▶ [Provided records]:
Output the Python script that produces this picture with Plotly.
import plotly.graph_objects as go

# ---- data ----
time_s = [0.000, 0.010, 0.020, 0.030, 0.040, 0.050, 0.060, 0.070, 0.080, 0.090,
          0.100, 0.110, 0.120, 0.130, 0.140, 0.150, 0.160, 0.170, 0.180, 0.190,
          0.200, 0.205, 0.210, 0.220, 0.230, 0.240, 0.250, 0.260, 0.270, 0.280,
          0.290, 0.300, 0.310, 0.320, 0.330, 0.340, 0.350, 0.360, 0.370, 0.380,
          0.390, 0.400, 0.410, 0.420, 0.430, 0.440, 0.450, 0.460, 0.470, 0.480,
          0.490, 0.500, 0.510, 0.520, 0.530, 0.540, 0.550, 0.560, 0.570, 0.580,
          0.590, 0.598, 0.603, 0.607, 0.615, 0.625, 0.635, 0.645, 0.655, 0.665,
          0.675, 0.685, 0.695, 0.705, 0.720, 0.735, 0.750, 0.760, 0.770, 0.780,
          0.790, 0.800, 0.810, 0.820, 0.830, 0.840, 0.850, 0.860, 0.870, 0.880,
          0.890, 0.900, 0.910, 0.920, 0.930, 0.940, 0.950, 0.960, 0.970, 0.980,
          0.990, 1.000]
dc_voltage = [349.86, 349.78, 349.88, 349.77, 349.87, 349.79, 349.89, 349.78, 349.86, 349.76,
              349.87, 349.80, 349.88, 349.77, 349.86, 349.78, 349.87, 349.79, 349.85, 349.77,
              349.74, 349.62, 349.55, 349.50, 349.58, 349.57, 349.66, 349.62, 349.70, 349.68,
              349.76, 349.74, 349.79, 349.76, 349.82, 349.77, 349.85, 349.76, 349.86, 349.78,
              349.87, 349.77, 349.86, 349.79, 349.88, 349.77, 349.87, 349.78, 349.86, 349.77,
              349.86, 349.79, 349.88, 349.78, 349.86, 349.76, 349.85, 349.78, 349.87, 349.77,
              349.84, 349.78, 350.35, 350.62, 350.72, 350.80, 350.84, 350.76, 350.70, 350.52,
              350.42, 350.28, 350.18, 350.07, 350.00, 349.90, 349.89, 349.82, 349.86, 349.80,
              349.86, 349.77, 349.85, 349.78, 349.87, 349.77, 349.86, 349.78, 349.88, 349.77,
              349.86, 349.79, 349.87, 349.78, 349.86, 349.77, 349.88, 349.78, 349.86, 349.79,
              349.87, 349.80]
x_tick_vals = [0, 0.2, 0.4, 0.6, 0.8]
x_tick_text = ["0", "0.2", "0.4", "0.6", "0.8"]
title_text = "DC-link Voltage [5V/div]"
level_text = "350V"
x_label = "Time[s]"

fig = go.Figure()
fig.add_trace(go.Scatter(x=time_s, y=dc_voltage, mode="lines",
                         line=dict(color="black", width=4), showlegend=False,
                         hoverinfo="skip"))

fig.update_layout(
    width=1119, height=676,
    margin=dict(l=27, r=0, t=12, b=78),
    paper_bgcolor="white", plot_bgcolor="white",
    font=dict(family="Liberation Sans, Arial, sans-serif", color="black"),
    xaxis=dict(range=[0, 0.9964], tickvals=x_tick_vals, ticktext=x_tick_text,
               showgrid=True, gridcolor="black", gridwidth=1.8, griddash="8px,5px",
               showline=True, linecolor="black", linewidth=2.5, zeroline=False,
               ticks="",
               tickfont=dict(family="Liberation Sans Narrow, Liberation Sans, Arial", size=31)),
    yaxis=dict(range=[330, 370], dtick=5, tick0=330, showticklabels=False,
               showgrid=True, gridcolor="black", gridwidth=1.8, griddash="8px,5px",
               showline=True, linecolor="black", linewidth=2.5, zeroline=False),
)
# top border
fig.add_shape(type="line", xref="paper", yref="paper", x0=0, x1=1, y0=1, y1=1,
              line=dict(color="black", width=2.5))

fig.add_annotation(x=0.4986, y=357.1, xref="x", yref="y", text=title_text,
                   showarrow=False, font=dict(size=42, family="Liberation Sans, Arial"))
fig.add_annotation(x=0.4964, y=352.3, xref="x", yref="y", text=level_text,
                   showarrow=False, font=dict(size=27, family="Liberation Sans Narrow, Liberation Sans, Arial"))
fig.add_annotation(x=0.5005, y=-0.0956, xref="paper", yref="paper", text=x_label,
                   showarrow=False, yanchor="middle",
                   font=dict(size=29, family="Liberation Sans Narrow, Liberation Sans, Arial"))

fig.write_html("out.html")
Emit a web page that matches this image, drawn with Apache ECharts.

▶ [Exercise goal]:
Report all lines of the data that include the word "with".

▶ [Answer]:
Output the Python script that produces this picture with Plotly.
Emit a web page that matches this image, drawn with Apache ECharts.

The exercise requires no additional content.